### Aim of the exercise
Only the lines from the start of the data below through the line that contains "grid_levels = [2, 4, 6, 8]" are to be copied, exactly and without pictures.

### Records
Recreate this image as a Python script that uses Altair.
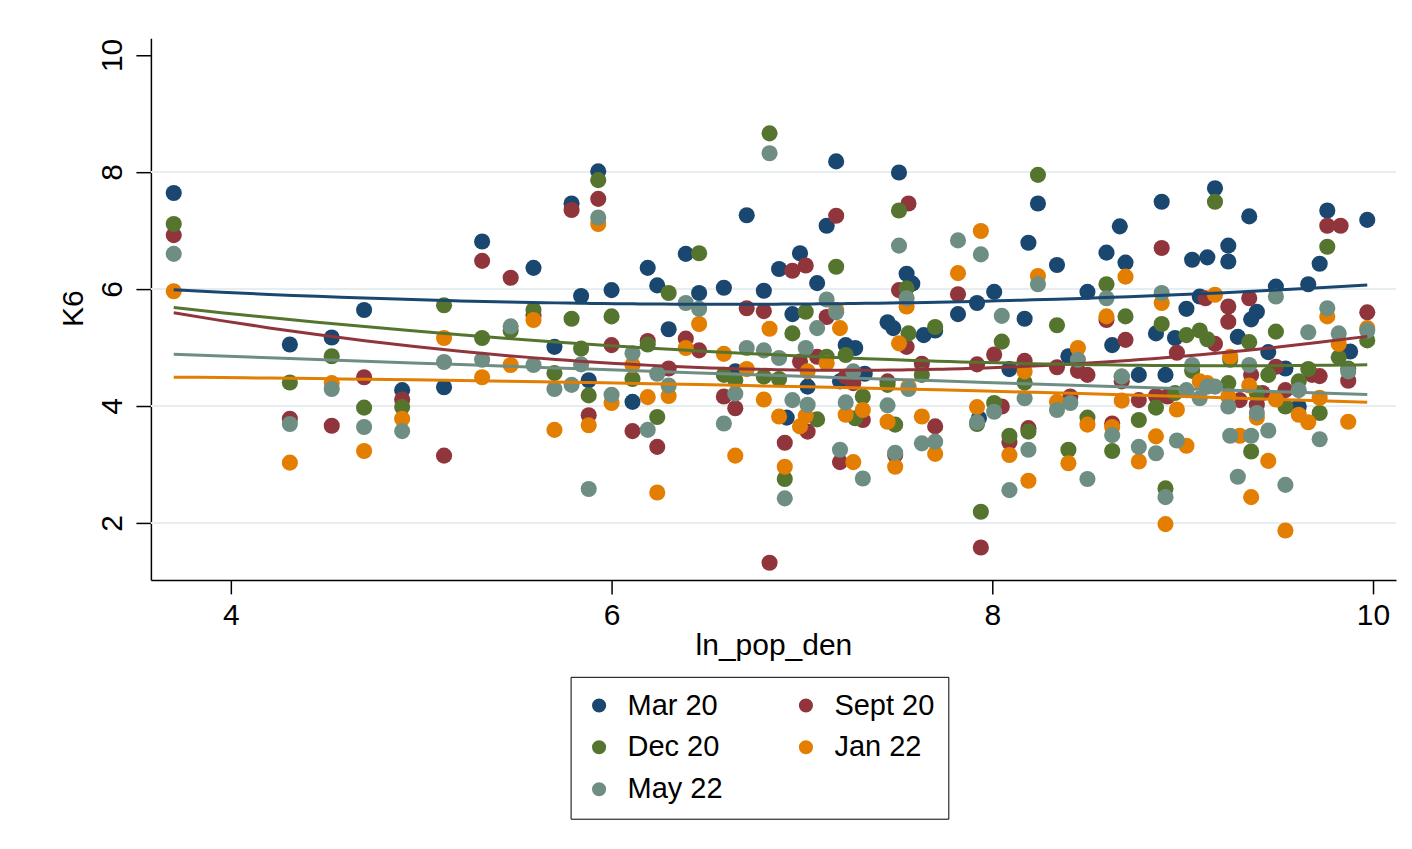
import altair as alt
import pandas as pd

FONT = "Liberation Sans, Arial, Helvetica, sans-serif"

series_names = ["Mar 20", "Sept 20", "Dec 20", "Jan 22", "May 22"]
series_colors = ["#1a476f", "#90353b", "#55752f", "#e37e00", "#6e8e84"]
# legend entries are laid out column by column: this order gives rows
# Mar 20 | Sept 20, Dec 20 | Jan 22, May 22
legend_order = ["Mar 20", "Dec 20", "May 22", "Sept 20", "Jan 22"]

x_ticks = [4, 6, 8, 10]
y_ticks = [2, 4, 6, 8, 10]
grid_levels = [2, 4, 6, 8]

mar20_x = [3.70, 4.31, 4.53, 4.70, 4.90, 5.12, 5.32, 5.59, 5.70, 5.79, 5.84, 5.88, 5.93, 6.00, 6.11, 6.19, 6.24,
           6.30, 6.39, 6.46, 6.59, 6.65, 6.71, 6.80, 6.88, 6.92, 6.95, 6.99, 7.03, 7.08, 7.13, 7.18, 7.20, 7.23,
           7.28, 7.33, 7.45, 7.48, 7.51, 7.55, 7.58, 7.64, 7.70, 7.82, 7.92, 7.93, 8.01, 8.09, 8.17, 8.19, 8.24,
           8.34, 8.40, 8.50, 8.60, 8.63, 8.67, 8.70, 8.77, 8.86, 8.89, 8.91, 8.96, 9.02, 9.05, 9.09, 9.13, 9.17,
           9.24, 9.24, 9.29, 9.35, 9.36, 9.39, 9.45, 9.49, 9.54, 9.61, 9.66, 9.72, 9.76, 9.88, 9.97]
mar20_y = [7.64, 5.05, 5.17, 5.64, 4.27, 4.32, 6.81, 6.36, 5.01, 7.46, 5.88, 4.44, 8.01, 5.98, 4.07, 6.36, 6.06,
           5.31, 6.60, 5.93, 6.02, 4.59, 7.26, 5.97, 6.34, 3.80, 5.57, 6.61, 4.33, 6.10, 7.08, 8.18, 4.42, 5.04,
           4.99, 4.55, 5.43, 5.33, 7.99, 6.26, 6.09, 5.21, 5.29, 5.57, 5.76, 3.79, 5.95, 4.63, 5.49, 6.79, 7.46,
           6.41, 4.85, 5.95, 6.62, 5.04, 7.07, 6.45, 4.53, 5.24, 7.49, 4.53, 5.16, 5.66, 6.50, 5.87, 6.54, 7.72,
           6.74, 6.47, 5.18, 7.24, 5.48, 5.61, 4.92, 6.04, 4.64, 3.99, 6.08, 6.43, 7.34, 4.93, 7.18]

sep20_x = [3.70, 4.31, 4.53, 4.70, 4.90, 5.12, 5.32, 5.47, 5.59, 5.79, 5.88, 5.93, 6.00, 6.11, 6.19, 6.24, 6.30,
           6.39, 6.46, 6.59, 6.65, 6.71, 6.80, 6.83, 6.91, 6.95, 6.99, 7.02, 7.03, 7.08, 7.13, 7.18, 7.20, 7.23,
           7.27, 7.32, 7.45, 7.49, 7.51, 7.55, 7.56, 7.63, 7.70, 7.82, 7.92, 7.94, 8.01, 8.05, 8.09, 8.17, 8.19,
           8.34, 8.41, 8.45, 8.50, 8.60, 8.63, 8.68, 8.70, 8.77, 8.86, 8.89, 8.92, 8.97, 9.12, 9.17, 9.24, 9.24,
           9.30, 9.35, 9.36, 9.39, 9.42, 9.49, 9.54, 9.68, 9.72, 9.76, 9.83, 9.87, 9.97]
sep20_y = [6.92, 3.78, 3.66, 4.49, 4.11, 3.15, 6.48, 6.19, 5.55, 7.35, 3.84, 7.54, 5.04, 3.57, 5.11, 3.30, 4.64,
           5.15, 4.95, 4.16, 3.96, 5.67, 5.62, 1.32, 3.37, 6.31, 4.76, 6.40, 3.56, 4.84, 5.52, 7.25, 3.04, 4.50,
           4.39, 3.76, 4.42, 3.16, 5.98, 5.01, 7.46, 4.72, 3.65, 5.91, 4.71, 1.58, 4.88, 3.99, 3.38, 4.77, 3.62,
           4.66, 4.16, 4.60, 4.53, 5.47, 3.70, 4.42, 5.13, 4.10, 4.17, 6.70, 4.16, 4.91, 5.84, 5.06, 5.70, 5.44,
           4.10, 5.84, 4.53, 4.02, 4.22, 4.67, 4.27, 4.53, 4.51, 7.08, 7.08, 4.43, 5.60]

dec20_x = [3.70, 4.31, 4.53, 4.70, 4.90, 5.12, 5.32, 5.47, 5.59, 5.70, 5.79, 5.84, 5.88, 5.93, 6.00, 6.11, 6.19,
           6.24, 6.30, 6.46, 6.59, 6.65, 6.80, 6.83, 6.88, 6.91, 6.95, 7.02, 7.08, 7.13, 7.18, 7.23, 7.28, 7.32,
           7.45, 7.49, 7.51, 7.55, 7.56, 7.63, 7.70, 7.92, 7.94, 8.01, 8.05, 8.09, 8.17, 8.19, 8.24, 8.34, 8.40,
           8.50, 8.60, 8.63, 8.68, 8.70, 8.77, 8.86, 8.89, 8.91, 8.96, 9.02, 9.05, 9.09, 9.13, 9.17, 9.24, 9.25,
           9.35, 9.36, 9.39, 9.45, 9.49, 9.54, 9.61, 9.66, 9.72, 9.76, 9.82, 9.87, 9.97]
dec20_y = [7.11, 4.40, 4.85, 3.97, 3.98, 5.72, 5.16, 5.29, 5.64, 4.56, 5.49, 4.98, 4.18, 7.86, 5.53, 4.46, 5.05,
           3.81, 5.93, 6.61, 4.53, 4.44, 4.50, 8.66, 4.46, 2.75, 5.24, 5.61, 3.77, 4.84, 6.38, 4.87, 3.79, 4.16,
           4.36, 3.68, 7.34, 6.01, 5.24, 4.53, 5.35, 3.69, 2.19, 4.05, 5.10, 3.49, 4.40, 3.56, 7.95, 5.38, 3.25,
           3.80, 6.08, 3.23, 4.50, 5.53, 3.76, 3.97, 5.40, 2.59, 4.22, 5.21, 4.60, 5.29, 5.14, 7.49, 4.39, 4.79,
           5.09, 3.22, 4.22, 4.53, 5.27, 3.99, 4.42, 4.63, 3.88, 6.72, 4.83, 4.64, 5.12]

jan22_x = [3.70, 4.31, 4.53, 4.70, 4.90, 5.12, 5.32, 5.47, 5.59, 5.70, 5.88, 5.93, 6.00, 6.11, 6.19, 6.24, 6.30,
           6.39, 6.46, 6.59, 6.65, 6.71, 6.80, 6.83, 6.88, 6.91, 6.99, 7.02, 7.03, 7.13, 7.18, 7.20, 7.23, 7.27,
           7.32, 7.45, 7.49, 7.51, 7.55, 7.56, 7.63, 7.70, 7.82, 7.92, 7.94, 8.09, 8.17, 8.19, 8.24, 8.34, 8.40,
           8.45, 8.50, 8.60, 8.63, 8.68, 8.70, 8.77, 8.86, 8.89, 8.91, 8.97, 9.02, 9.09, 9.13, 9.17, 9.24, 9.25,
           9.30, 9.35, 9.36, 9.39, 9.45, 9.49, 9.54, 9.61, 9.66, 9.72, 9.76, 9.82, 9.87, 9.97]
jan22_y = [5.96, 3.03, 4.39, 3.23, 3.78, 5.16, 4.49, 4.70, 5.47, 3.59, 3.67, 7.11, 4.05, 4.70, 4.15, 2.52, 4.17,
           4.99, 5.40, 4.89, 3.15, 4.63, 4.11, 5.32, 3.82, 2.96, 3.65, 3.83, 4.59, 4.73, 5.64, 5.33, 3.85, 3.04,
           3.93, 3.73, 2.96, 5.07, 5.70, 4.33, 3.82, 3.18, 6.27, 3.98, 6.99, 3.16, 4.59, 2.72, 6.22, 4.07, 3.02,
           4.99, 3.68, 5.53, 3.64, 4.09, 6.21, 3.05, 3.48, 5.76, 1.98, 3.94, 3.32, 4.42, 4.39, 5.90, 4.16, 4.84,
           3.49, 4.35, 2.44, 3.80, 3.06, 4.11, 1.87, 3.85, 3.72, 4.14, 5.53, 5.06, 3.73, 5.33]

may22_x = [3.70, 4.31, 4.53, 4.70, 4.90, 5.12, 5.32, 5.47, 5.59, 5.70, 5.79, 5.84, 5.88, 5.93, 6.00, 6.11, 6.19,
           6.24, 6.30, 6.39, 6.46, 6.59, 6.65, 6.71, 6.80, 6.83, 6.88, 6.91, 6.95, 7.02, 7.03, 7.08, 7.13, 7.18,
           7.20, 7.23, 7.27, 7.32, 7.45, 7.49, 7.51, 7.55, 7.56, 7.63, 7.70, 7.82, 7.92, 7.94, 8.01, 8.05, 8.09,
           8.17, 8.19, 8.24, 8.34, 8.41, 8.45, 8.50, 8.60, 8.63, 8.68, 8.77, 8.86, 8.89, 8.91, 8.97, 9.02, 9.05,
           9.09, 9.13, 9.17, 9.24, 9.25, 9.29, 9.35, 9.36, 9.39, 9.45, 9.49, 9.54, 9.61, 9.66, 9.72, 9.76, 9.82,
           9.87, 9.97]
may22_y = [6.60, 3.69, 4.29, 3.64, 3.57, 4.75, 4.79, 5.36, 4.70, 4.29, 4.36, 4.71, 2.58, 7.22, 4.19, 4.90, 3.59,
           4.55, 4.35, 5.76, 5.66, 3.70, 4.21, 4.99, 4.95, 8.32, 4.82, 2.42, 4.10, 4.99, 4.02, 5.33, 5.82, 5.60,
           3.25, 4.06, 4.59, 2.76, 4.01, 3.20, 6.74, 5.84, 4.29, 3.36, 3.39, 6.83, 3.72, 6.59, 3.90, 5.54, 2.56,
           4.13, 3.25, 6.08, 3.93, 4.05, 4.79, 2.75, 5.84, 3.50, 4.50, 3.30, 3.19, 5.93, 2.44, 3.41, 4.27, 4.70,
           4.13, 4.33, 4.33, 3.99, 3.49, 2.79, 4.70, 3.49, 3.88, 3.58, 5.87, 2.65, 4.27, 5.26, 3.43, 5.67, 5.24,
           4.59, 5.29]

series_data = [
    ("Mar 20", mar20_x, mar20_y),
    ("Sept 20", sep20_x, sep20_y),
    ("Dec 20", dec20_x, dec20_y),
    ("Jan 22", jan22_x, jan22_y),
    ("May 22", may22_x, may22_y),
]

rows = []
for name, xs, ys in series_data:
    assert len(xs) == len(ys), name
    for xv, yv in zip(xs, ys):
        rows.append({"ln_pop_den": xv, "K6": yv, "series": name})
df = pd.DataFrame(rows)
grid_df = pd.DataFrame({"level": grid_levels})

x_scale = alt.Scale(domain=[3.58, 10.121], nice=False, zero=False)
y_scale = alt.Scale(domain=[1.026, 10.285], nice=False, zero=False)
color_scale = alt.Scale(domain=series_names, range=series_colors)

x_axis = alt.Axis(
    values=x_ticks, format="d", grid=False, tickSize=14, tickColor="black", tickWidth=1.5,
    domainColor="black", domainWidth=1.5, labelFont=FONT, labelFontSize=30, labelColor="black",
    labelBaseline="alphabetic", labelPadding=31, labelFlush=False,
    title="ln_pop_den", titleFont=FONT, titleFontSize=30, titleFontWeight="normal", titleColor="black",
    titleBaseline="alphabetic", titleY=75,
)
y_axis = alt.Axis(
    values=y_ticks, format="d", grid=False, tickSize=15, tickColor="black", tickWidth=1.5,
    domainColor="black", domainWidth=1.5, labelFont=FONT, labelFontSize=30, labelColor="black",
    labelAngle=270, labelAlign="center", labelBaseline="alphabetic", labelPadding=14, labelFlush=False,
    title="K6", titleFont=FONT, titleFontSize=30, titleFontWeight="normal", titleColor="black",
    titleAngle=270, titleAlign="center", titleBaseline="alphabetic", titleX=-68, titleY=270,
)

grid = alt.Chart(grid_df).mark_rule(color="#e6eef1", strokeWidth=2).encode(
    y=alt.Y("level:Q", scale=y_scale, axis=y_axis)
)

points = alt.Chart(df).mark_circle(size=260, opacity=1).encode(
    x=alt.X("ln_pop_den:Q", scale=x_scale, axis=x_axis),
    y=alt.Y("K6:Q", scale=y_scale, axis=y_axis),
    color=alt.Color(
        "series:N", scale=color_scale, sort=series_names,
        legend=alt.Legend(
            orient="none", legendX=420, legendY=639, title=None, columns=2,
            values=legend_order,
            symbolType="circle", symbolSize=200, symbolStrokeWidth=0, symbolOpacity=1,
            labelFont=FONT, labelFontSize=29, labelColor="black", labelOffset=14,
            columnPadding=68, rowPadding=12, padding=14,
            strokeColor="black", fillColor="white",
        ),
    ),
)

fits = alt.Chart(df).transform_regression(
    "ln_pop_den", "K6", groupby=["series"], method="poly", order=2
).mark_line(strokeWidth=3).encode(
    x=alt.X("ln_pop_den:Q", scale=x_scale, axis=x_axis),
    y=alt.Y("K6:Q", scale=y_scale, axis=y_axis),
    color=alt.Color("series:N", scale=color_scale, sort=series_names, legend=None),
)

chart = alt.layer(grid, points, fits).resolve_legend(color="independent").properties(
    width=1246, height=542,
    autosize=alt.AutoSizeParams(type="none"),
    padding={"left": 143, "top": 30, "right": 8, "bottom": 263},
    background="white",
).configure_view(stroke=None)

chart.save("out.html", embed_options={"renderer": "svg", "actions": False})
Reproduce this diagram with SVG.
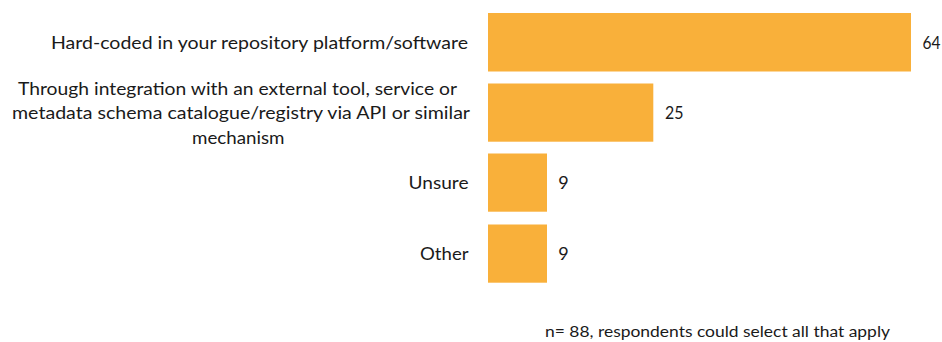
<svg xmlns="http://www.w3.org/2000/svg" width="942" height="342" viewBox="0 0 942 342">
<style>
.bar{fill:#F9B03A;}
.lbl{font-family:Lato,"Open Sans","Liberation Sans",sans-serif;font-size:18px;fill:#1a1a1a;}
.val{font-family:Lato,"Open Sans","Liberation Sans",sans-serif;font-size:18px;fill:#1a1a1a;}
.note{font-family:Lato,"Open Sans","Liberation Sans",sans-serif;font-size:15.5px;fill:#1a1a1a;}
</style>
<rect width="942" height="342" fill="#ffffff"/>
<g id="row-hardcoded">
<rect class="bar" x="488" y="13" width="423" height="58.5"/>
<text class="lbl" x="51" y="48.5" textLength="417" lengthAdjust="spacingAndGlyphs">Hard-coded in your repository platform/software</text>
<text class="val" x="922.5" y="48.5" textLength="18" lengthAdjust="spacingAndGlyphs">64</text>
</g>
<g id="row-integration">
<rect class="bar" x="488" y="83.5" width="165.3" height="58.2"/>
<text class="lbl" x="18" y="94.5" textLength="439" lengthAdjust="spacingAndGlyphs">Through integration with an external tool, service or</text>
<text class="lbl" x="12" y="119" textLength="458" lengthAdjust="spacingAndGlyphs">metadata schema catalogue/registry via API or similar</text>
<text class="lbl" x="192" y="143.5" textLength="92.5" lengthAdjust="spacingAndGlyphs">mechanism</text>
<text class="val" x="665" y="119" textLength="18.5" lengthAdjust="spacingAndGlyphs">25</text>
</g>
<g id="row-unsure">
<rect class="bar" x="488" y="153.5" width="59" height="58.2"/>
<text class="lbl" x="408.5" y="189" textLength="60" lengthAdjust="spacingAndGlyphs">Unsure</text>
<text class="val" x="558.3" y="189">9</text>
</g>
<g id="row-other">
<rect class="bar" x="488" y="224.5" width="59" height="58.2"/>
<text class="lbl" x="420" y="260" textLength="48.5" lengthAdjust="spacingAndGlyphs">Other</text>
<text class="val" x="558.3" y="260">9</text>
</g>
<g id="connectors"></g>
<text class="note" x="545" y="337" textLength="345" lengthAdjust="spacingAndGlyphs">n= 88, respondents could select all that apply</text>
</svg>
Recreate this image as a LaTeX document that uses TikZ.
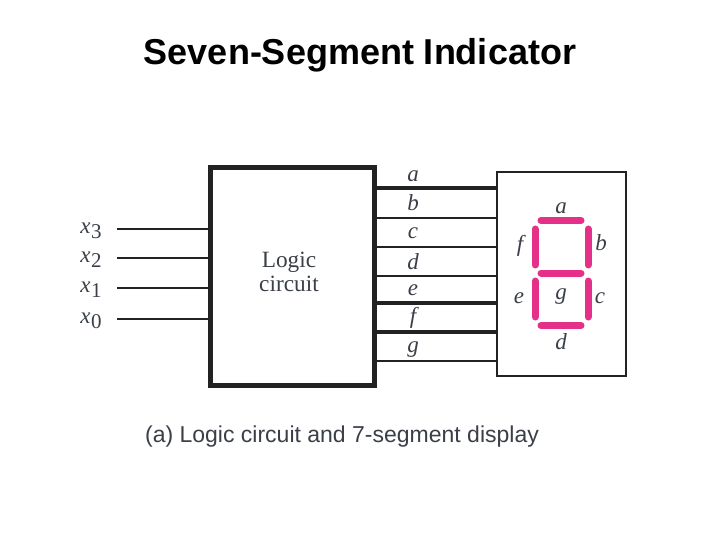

### Result of this task
Recreate this image as a Python script that uses Altair.
import altair as alt
import pandas as pd

FONT = "Liberation Sans, Arial, Helvetica, sans-serif"

series_names = ["Mar 20", "Sept 20", "Dec 20", "Jan 22", "May 22"]
series_colors = ["#1a476f", "#90353b", "#55752f", "#e37e00", "#6e8e84"]
# legend entries are laid out column by column: this order gives rows
# Mar 20 | Sept 20, Dec 20 | Jan 22, May 22
legend_order = ["Mar 20", "Dec 20", "May 22", "Sept 20", "Jan 22"]

x_ticks = [4, 6, 8, 10]
y_ticks = [2, 4, 6, 8, 10]
grid_levels = [2, 4, 6, 8]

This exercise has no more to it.